▶ Requirements:
Working from the top of the listing below, retype each line through the line containing "const weeks = d3.range(43);", both included, with no pictures.

— Start Dataset extract —

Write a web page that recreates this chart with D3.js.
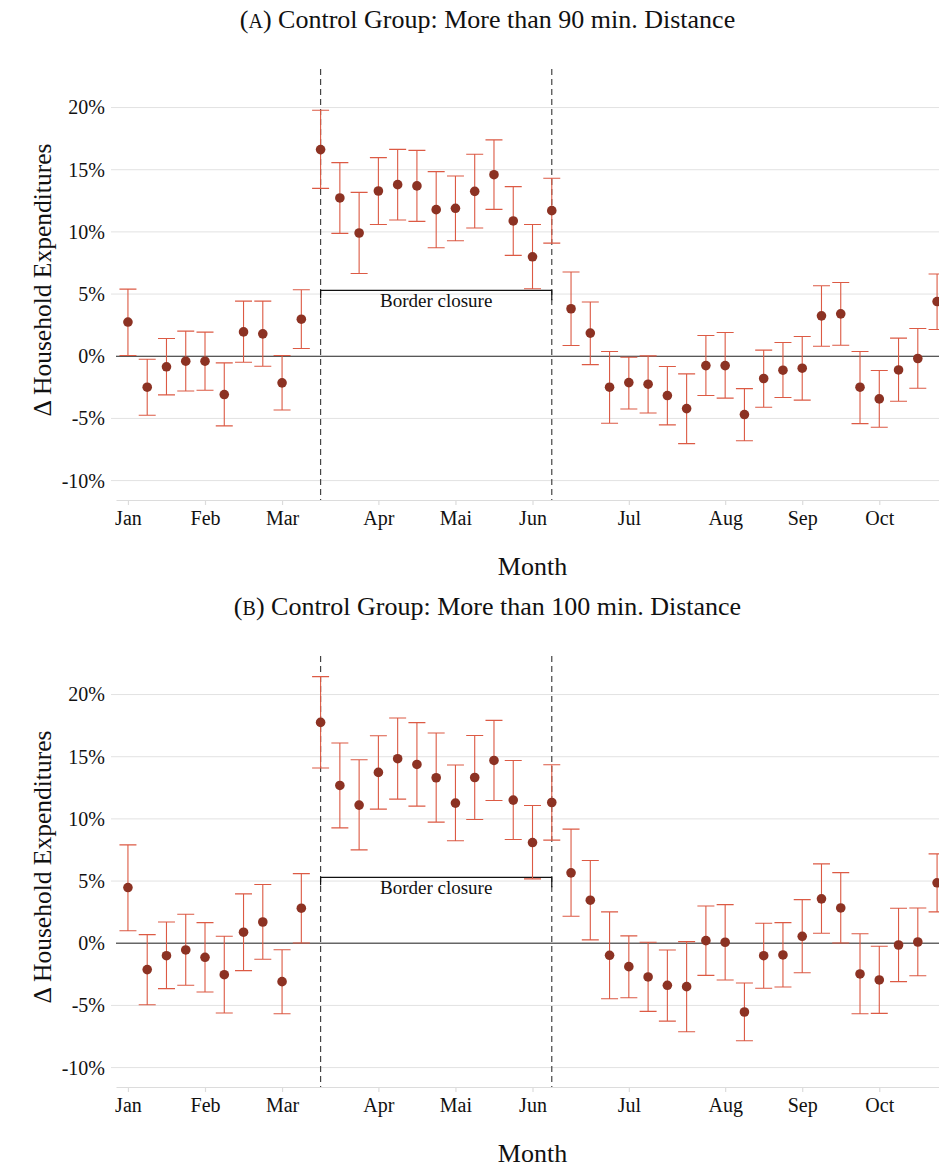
<!DOCTYPE html>
<html>
<head>
<meta charset="utf-8">
<script src="https://cdn.jsdelivr.net/npm/d3@7"></script>
<style>
  html, body { margin: 0; padding: 0; background: #fff; }
  svg { display: block; }
  text { font-family: "Liberation Serif", serif; fill: #111; }
</style>
</head>
<body>
<svg id="chart" width="939" height="1167"></svg>
<script>
// Weekly event-study estimates (in %), week 0 = first week of January
const weeks = d3.range(43);

// Panel A: control group more than 90 min away
const estA = [2.75, -2.49, -0.85, -0.40, -0.40, -3.08, 1.96, 1.80, -2.14, 2.98,
  16.62, 12.73, 9.91, 13.29, 13.80, 13.70, 11.79, 11.90, 13.26, 14.60, 10.88, 8.00, 11.71,
  3.82, 1.86, -2.49, -2.12, -2.25, -3.16, -4.21, -0.75, -0.75, -4.69, -1.79, -1.12, -0.96,
  3.25, 3.41, -2.49, -3.43, -1.10, -0.18, 4.40];
const loA = [0.06, -4.75, -3.11, -2.79, -2.73, -5.60, -0.48, -0.80, -4.32, 0.62,
  13.50, 9.88, 6.66, 10.60, 10.96, 10.85, 8.73, 9.29, 10.31, 11.81, 8.11, 5.43, 9.10,
  0.86, -0.67, -5.39, -4.24, -4.56, -5.52, -7.03, -3.16, -3.37, -6.79, -4.10, -3.32, -3.53,
  0.81, 0.89, -5.42, -5.71, -3.62, -2.57, 2.15];
const hiA = [5.40, -0.24, 1.43, 2.02, 1.94, -0.53, 4.43, 4.43, 0.06, 5.35,
  19.78, 15.57, 13.18, 15.97, 16.64, 16.56, 14.85, 14.50, 16.24, 17.40, 13.64, 10.60, 14.31,
  6.77, 4.36, 0.38, -0.08, 0.03, -0.83, -1.42, 1.67, 1.91, -2.60, 0.49, 1.10, 1.59,
  5.67, 5.93, 0.38, -1.15, 1.46, 2.23, 6.61];

// Panel B: control group more than 100 min away
const estB = [4.48, -2.12, -1.00, -0.54, -1.13, -2.53, 0.89, 1.71, -3.09, 2.82,
  17.76, 12.69, 11.11, 13.74, 14.84, 14.38, 13.31, 11.27, 13.33, 14.70, 11.51, 8.10, 11.32,
  5.66, 3.46, -0.97, -1.88, -2.71, -3.38, -3.49, 0.21, 0.08, -5.53, -1.00, -0.94, 0.56,
  3.57, 2.84, -2.47, -2.95, -0.14, 0.10, 4.86];
const loB = [1.01, -4.94, -3.65, -3.38, -3.92, -5.61, -2.20, -1.29, -5.67, 0.02,
  14.09, 9.28, 7.51, 10.79, 11.59, 11.03, 9.74, 8.24, 9.95, 11.48, 8.34, 5.18, 8.29,
  2.17, 0.27, -4.46, -4.38, -5.48, -6.26, -7.12, -2.58, -2.95, -7.84, -3.62, -3.52, -2.37,
  0.80, 0.02, -5.67, -5.64, -3.09, -2.61, 2.52];
const hiB = [7.91, 0.69, 1.71, 2.33, 1.66, 0.56, 3.97, 4.72, -0.52, 5.60,
  21.44, 16.10, 14.76, 16.69, 18.12, 17.74, 16.91, 14.33, 16.71, 17.92, 14.70, 11.08, 14.36,
  9.18, 6.65, 2.52, 0.59, 0.08, -0.54, 0.13, 3.00, 3.11, -3.20, 1.61, 1.66, 3.51,
  6.38, 5.68, 0.77, -0.24, 2.82, 2.84, 7.19];

// Month tick labels and the week on which each one sits
const monthLabels = ["Jan", "Feb", "Mar", "Apr", "Mai", "Jun", "Jul", "Aug", "Sep", "Oct"];
const monthWeeks = [0, 4, 8, 13, 17, 21, 26, 31, 35, 39];

// Y ticks (in %)
const yTicks = [-10, -5, 0, 5, 10, 15, 20];

// Border closure period (week indices) and bracket level
const closureStart = 10, closureEnd = 22, closureLevel = 5.3;

const panels = [
  { letter: "A", title: " Control Group: More than 90 min. Distance", est: estA, lo: loA, hi: hiA, dy: 0, zeroColor: "#222", zeroWidth: 1 },
  { letter: "B", title: " Control Group: More than 100 min. Distance", est: estB, lo: loB, hi: hiB, dy: 587, zeroColor: "#666", zeroWidth: 1.4 }
];

const svg = d3.select("#chart");

const x = d3.scaleLinear().domain([-0.62, 42.1]).range([116, 939]);

const errColor = "#dc5a44";
const dotColor = "#8c3223";

panels.forEach(p => {
  const g = svg.append("g").attr("transform", `translate(0,${p.dy})`);
  const y = d3.scaleLinear().domain([-11.56, 23.1]).range([500, 69]);

  // Title
  const t = g.append("text")
    .attr("x", 487.5).attr("y", 27.5)
    .attr("text-anchor", "middle")
    .style("font-size", "26px");
  t.append("tspan").text("(");
  t.append("tspan").style("font-size", "20px").text(p.letter);
  t.append("tspan").text(")" + p.title);

  // Gridlines
  g.append("g").selectAll("line").data(yTicks.filter(v => v !== 0)).join("line")
    .attr("x1", 111).attr("x2", 939)
    .attr("y1", d => y(d)).attr("y2", d => y(d))
    .attr("stroke", "#e2e2e2").attr("stroke-width", 1);

  // Y tick labels
  const yAxis = d3.axisLeft(y).tickValues(yTicks).tickFormat(d => d + "%").tickSize(0).tickPadding(0);
  const ya = g.append("g").attr("transform", "translate(105,0)").call(yAxis);
  ya.select(".domain").remove();
  ya.selectAll("text").style("font-size", "20px").attr("fill", "#111")
    .style("font-family", "\"Liberation Serif\", serif");

  // X axis
  const xAxis = d3.axisBottom(x).tickValues(monthWeeks)
    .tickFormat((d, i) => monthLabels[i]).tickSize(5).tickSizeOuter(0).tickPadding(6);
  const xa = g.append("g").attr("transform", "translate(0,500)").call(xAxis);
  xa.select(".domain").attr("stroke", "#dcdcdc").attr("stroke-width", 1.2);
  xa.selectAll(".tick line").attr("stroke", "#dcdcdc").attr("stroke-width", 1.2);
  xa.selectAll("text").style("font-size", "20px").attr("fill", "#111")
    .style("font-family", "\"Liberation Serif\", serif");

  // Zero line
  g.append("line")
    .attr("x1", 116).attr("x2", 939)
    .attr("y1", y(0)).attr("y2", y(0))
    .attr("stroke", p.zeroColor).attr("stroke-width", p.zeroWidth);

  // Closure markers
  g.append("g").selectAll("line").data([closureStart, closureEnd]).join("line")
    .attr("x1", d => x(d)).attr("x2", d => x(d))
    .attr("y1", 69).attr("y2", 500)
    .attr("stroke", "#444").attr("stroke-width", 1.2)
    .attr("stroke-dasharray", "6,4");

  // Border closure bracket
  const by = y(closureLevel);
  g.append("path")
    .attr("d", `M${x(closureStart)},${by + 8}V${by}H${x(closureEnd)}V${by + 10}`)
    .attr("fill", "none").attr("stroke", "#111").attr("stroke-width", 1.2);
  g.append("text")
    .attr("x", x((closureStart + closureEnd) / 2)).attr("y", by + 16.5)
    .attr("text-anchor", "middle")
    .style("font-size", "19px")
    .text("Border closure");

  // Error bars
  const eb = g.append("g").attr("stroke", errColor).attr("stroke-width", 1.1).attr("fill", "none");
  eb.selectAll("path").data(weeks).join("path")
    .attr("d", i => {
      const cx = x(i), h = 8.5, yl = y(p.lo[i]), yh = y(p.hi[i]);
      return `M${cx - h},${yh}H${cx + h}M${cx},${yh}V${yl}M${cx - h},${yl}H${cx + h}`;
    });

  // Point estimates
  g.append("g").selectAll("circle").data(weeks).join("circle")
    .attr("cx", i => x(i)).attr("cy", i => y(p.est[i]))
    .attr("r", 4.8).attr("fill", dotColor);

  // Axis titles
  g.append("text")
    .attr("x", 532.5).attr("y", 575)
    .attr("text-anchor", "middle")
    .style("font-size", "26px")
    .text("Month");
  g.append("text")
    .attr("transform", "translate(51,280) rotate(-90)")
    .attr("text-anchor", "middle")
    .style("font-size", "25.5px")
    .text("Δ Household Expenditures");
});
</script>
</body>
</html>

— End Dataset extract —

▶ Output for this exercise:
Write a web page that recreates this chart with D3.js.
<!DOCTYPE html>
<html>
<head>
<meta charset="utf-8">
<script src="https://cdn.jsdelivr.net/npm/d3@7"></script>
<style>
  html, body { margin: 0; padding: 0; background: #fff; }
  svg { display: block; }
  text { font-family: "Liberation Serif", serif; fill: #111; }
</style>
</head>
<body>
<svg id="chart" width="939" height="1167"></svg>
<script>
// Weekly event-study estimates (in %), week 0 = first week of January
const weeks = d3.range(43);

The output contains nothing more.